I wanted to control the amplifier's volume (via the
"Main mix" fader) and headphone volume
independently, so I did this modification
on the mixer. Now the "Phones" fader controls the headphones, and
the "Main mix" fader controls the stereo amp.
Later I replaced the UB502 with a t.Mix MIX 802 mixer (apparently identical to the Tapco MIX.60) which I also modified the same way, because I was using it for the same purpose—independent volume control of speakers and headphones.
Later I replaced the MIX 802 with a Behringer MX802A mixer, and of course I modified it as well. That modification was a bit more involved, because the component reference designators in the schematic did not match those on the board!
Listening to music with headphones, especially for extended periods, can
be tiresome for the brain. A human's ears are not supposed to hear two
wholly independent channels without any mixing between them. The ingenious
"Natural Crossfeed Mixer" designed by Jan Meier makes
headphone listening much nicer!
Since I had already modified my t.Mix MIX802 with headphone use specifically in mind, I decided to implement the Meier circuit into it as well. The modification commandeers the otherwise useless "Tape to Phones" switch to enable or disable the Meier circuit.
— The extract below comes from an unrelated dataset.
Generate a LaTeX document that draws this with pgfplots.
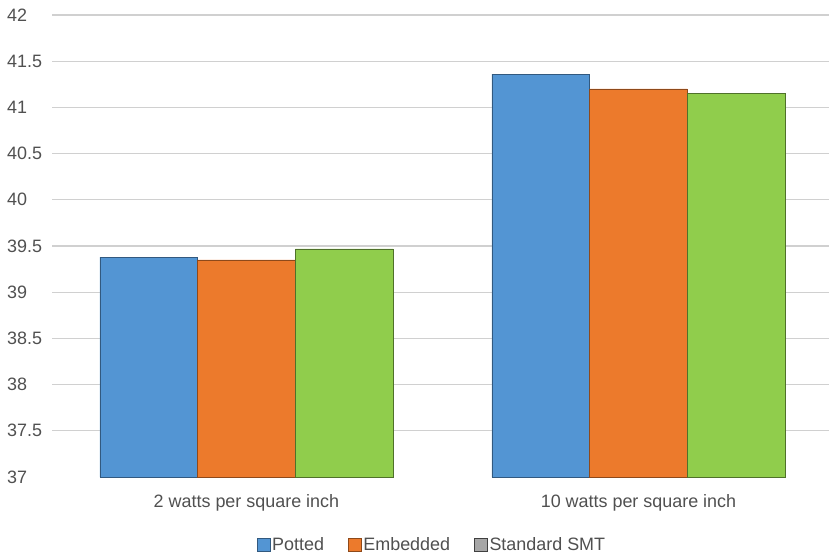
\documentclass[border=0pt]{standalone}
\usepackage{fontspec}
\setmainfont{Liberation Sans}
\usepackage{pgfplots}
\pgfplotsset{compat=1.18}

\definecolor{cblue}{HTML}{5395D3}
\definecolor{corange}{HTML}{EC7A2C}
\definecolor{cgreen}{HTML}{90CD4C}
\definecolor{cgrid}{HTML}{D0D0D0}
\definecolor{ctext}{HTML}{505050}

\begin{document}
\fontsize{18}{21}\selectfont
\begin{tikzpicture}
\begin{axis}[
  name=ax,
  scale only axis,
  width=777bp, height=462bp,
  ybar, bar width=97.7bp,
  xmin=-0.496, xmax=1.486,
  ymin=37, ymax=42,
  ytick={37.5,38,...,42},
  extra y ticks={37},
  extra y tick style={grid=none},
  xtick={0,1},
  xticklabels={2 watts per square inch, 10 watts per square inch},
  axis line style={draw=none},
  major tick length=0pt,
  ymajorgrids, grid style={cgrid, line width=1.2bp},
  tick label style={font=\fontsize{18}{21}\selectfont, text=ctext},
  /pgf/number format/assume math mode=true,
  yticklabel style={anchor=west, xshift=-51bp},
  xticklabel style={anchor=base, yshift=-30bp},
  legend columns=3,
  legend style={draw=none, at={(0.489,-0.147)}, anchor=center,
    font=\fontsize{18}{21}\selectfont, text=ctext,
    /tikz/every even column/.append style={column sep=22bp}},
  legend image code/.code={\draw[#1] (0bp,-6.5bp) rectangle (13bp,6.5bp);},
]
\addplot[fill=cblue, draw=cblue!60!black, bar shift=-97.7bp] coordinates {(0,39.38) (1,41.36)};
\addplot[fill=corange, draw=corange!60!black, bar shift=0bp] coordinates {(0,39.35) (1,41.20)};
\addplot[fill=cgreen, draw=cgreen!55!black, bar shift=97.7bp,
  legend image code/.code={\draw[fill=gray!70, draw=gray!50!black] (0bp,-6.5bp) rectangle (13bp,6.5bp);}]
  coordinates {(0,39.47) (1,41.15)};
\legend{Potted, Embedded, Standard SMT}
\end{axis}
\pgfresetboundingbox
\path ([xshift=-52bp,yshift=-80bp]ax.south west) rectangle ([yshift=15bp]ax.north east);
\end{tikzpicture}
\end{document}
The Behringer Eurorack MX802A mixer has two AUX sends on all
four mono channels and both stereo channels. The AUX1 sends are wired
pre-fader, the AUX2 sends are post-fader. I wanted them all to be
pre-fader, so I can route audio more freely, i.e. route audio
to either AUX (which could go to a soundcard input or a ham radio),
without having it end up in the main mix as well (which would mix
together soundcard or ham radio output instead).
The MX802A does have provisions to make the AUX2 sends of the four mono channels pre-fader. That modification is quite official and it is explained in the user manual. But I wanted the same modification also for the two stereo channels, which was not provided for! Thus I had to devise my own modification.
I did a similar modification on my t.Mix MIX802 mixer, which only has a single AUX send, and it is of course post-fader, whereas I wanted it pre-fader.
|The Behringer Eurorack MX2004A mixer has standard pre-Eq Inserts on its eight mono channels. I wanted to convert half of these into post-Eq Inserts. This enables using four mono channels as independent microphone preamps with equalizers, by taking the signal out via the Insert connector but feeding nothing back. Or they can still be used as Inserts, feeding the audio signal (or some completely different audio signal) back into the mixer. Read more about this modification.
|The t.Bone freeU Twin HT 823 is a cheap wireless dual microphone system, which is otherwise quite ok, but has ridiculously low volume—low enough that SMPS noise was distinctly noticeable in the background. As there's no AF gain control on the microphone transmitter's outside, I went inside to find it. The audio quality improved quite a bit!
|I'm using a couple of Raspberry Pies for time-lapse photography and such. They're wired with Ethernet, and to reduce additional wiring, I've fitted them with a "passive" PoE system consisting of this this 3-channel injector and a bunch of cheap eBay PoE splitters.